» What to do
In the data below, find every line with the string "Python" and pull it out.

─── Records for the exercise

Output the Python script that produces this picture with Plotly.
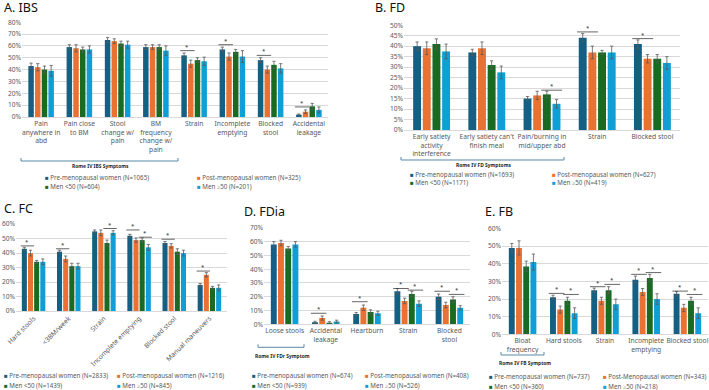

──────
─── Records for the exercise

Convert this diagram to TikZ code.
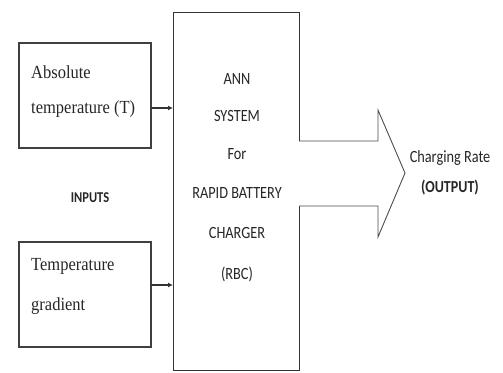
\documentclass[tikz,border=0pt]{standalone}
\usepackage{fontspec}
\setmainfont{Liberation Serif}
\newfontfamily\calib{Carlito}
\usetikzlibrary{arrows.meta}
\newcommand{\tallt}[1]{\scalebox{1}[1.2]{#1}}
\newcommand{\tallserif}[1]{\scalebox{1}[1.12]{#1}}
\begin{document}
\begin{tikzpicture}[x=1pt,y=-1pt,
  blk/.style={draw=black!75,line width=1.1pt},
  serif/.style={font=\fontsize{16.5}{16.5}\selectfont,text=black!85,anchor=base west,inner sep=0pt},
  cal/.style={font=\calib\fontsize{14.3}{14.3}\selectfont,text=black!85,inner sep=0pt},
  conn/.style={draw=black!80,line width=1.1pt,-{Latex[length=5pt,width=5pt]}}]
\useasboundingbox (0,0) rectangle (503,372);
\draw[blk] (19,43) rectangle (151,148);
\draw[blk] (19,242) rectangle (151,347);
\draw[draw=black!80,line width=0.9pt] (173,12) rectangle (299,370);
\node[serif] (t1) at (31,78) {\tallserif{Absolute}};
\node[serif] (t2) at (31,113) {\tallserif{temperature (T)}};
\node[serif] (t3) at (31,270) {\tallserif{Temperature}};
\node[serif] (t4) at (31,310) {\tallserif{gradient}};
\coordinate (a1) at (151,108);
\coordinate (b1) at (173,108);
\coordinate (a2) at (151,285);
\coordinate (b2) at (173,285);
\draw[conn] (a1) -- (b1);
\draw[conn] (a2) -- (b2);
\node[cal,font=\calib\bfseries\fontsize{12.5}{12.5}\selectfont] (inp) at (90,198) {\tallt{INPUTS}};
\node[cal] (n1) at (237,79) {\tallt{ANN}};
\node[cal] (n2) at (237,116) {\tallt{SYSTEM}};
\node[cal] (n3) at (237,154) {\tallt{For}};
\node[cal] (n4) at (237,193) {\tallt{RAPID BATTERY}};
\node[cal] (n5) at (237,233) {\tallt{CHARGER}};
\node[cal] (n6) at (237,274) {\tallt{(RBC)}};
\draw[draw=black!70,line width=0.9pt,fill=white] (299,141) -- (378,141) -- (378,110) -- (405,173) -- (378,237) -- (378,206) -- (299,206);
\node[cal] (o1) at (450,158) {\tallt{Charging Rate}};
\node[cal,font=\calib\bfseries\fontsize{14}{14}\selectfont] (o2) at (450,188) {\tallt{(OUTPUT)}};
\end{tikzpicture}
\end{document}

──────
─── Records for the exercise

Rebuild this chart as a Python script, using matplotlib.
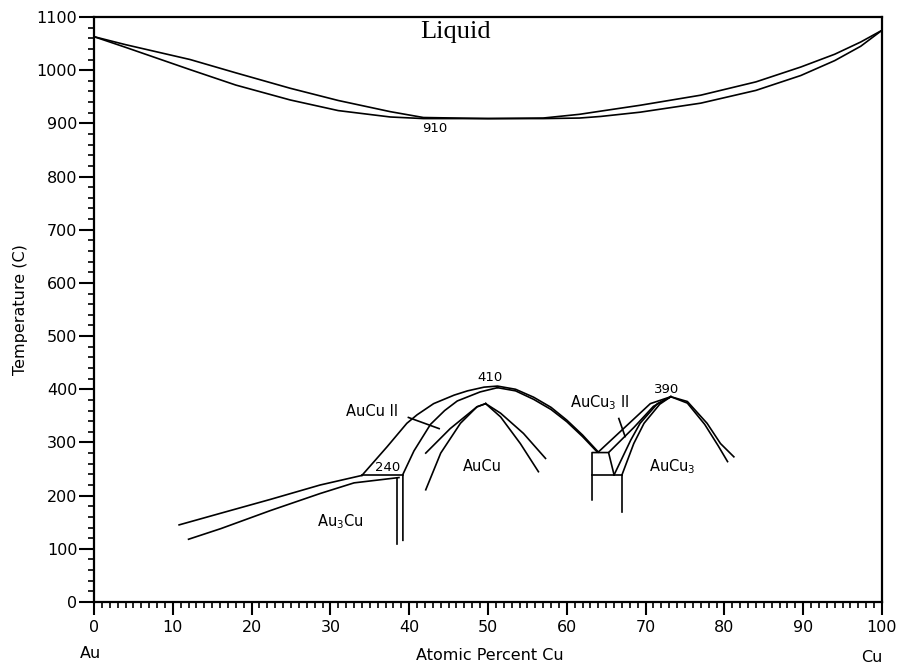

──────

» Result
Output the Python script that produces this picture with Plotly.
Rebuild this chart as a Python script, using matplotlib.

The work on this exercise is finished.